TASK =
Exactly the lines from the start of the data below through the line that contains "YAxis, CartesianGrid, Legend" are to be copied, with pictures left out.

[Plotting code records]
[Begin]
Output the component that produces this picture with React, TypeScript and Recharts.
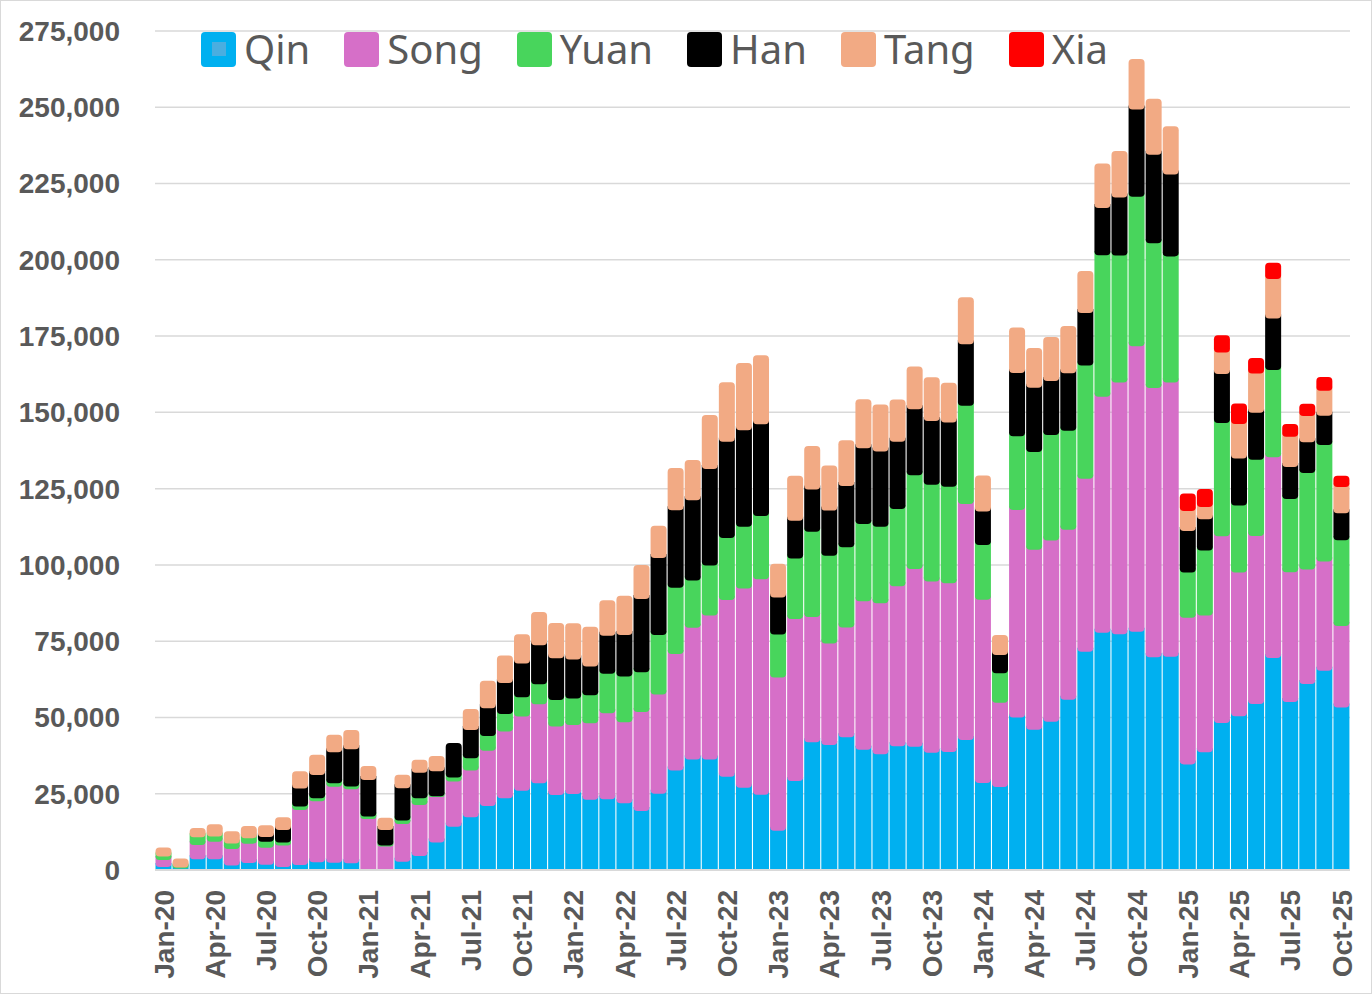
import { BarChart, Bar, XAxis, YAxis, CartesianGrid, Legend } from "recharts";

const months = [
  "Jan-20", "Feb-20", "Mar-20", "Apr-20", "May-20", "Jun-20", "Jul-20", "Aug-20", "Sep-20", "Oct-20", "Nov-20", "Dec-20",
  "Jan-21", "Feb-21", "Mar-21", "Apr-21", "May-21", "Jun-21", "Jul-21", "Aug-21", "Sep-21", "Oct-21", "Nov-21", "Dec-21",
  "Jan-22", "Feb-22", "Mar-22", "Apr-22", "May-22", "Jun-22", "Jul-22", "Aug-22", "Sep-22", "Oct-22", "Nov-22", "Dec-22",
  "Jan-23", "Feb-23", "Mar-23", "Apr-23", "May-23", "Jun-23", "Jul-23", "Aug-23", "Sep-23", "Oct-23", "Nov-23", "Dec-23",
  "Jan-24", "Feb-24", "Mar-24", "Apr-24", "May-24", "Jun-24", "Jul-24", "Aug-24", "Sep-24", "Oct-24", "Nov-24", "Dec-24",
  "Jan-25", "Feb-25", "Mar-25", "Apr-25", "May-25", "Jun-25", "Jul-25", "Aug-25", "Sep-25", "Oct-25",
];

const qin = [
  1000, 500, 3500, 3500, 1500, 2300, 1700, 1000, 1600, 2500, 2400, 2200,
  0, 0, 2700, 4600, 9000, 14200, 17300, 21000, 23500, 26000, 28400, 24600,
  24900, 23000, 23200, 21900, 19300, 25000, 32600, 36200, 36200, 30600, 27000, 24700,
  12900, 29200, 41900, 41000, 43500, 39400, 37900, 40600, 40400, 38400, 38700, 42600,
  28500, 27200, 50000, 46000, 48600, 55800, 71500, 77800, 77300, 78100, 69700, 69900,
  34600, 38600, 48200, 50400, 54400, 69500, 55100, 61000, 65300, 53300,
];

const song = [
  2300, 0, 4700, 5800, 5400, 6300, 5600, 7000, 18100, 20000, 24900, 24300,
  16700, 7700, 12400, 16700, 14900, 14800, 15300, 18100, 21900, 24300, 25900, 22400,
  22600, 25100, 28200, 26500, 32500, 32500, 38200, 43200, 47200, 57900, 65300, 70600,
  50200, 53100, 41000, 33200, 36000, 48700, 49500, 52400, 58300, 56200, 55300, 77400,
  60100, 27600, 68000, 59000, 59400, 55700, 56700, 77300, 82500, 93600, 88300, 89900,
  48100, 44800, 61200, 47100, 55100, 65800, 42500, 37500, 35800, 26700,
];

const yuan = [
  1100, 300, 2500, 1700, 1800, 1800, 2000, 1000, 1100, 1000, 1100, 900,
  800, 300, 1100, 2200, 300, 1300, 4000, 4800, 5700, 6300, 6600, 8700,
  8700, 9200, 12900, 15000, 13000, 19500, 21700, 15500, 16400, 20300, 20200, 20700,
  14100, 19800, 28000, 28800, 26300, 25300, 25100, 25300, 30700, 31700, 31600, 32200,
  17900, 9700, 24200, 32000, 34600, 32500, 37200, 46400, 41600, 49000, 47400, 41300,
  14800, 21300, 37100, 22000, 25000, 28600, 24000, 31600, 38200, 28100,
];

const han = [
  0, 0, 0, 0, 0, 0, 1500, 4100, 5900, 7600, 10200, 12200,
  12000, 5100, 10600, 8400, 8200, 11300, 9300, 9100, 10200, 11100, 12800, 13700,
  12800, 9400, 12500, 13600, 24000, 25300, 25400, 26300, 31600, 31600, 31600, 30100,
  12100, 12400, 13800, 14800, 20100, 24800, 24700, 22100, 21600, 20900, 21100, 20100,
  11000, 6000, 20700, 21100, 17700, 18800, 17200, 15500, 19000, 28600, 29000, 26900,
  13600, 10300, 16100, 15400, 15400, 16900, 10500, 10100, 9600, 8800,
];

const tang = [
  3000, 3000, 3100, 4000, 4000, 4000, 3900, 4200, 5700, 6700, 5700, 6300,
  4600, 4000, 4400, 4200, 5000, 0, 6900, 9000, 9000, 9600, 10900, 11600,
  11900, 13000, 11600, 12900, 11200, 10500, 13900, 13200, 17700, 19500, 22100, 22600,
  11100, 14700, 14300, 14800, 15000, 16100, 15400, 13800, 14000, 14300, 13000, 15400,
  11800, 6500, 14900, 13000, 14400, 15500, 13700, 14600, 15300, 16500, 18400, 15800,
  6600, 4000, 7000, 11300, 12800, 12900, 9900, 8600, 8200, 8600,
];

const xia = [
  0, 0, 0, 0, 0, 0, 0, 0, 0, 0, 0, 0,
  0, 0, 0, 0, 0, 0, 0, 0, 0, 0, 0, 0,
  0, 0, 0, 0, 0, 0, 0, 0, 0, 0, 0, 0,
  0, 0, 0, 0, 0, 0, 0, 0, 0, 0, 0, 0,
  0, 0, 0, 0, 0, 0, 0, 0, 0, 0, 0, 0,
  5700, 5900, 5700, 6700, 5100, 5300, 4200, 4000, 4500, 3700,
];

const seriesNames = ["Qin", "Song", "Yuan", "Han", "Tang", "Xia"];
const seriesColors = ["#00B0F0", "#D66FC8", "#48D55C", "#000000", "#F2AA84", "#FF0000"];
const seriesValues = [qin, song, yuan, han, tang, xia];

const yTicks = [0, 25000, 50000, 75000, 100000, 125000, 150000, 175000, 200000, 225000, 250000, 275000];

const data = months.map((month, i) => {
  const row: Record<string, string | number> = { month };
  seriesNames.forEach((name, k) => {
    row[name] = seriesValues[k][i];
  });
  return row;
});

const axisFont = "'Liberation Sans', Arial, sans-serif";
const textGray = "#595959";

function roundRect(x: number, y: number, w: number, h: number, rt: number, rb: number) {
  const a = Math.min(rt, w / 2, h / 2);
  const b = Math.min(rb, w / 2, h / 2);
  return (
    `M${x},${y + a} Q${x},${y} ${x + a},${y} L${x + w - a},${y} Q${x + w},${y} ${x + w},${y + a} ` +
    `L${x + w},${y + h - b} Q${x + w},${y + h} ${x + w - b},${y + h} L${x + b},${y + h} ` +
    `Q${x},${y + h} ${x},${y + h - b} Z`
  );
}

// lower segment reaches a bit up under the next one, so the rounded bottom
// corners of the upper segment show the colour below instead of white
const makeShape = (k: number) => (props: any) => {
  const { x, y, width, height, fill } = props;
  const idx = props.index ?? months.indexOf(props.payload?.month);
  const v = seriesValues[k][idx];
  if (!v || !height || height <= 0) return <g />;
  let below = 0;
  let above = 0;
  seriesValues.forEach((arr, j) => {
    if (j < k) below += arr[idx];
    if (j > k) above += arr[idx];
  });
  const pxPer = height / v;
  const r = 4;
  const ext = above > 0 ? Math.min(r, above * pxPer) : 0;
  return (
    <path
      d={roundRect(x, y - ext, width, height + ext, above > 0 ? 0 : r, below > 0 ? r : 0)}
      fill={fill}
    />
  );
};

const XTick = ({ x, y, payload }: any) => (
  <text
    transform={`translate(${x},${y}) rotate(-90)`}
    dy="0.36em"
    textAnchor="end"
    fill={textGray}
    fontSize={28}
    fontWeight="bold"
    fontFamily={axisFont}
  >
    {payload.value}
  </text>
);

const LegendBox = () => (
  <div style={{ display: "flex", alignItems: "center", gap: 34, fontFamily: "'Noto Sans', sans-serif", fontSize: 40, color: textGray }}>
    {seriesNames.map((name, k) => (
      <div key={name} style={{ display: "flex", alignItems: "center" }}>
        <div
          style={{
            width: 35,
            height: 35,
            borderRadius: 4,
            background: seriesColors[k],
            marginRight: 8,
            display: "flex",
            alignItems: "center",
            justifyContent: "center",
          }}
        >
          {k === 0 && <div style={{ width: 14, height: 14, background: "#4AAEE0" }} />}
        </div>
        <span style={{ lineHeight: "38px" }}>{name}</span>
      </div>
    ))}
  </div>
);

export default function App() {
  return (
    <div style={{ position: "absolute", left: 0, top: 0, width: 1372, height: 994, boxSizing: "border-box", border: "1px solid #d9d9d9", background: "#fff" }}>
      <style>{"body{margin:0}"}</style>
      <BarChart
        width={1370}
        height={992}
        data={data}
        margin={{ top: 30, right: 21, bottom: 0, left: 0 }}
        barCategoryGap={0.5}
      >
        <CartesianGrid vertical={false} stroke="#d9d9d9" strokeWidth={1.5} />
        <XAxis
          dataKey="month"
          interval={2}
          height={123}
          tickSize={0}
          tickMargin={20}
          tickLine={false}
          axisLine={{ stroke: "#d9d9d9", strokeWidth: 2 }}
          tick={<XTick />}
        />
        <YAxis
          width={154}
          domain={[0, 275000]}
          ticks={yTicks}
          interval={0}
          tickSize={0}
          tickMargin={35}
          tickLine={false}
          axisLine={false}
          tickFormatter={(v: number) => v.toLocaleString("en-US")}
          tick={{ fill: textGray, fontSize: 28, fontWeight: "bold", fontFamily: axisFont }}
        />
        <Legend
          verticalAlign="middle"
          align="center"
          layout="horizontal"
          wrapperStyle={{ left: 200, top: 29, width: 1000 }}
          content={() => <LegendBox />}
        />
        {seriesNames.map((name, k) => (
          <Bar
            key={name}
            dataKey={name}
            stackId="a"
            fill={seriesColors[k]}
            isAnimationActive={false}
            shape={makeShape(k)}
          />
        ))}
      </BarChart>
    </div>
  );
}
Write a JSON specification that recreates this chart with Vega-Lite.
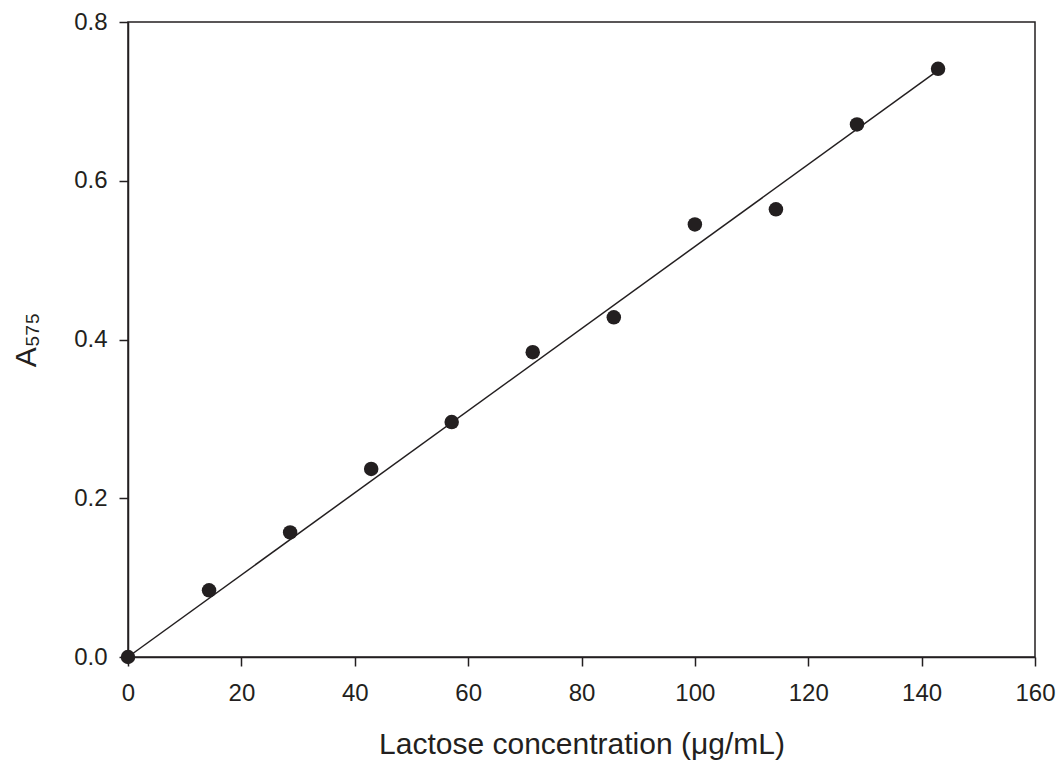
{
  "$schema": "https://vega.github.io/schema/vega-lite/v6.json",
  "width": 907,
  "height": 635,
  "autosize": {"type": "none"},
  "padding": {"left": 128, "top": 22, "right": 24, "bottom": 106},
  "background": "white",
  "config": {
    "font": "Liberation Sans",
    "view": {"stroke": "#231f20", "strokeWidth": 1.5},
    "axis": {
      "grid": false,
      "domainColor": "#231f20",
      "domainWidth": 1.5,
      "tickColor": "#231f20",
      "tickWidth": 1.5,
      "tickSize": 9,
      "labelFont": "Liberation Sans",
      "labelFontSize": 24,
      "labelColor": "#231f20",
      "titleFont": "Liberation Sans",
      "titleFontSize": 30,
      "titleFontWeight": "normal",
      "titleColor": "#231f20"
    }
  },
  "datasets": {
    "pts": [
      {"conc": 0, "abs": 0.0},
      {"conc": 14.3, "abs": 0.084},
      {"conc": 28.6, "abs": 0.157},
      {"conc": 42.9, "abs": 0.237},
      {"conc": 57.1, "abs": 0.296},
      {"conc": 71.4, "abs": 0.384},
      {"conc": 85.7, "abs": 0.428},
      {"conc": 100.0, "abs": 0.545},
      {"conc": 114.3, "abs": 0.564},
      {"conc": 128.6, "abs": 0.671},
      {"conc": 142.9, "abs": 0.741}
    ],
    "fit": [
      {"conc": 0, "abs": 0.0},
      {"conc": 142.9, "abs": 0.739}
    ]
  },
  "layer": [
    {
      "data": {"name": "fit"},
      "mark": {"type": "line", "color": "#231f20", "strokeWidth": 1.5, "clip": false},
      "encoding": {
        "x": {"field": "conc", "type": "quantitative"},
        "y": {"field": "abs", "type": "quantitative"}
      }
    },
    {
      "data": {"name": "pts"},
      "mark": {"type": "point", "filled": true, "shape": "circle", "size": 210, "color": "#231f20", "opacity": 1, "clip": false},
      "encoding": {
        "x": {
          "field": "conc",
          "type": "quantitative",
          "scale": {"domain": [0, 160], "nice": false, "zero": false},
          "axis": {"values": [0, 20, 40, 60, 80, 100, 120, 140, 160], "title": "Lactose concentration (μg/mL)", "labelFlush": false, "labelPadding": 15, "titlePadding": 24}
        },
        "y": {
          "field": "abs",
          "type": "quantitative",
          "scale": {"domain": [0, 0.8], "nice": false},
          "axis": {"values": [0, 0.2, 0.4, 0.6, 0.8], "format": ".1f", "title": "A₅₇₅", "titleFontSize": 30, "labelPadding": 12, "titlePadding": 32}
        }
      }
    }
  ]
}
[End]
FINAL ANSWER =
Output the component that produces this picture with React, TypeScript and Recharts.
import { BarChart, Bar, XAxis, YAxis, CartesianGrid, Legend } from "recharts";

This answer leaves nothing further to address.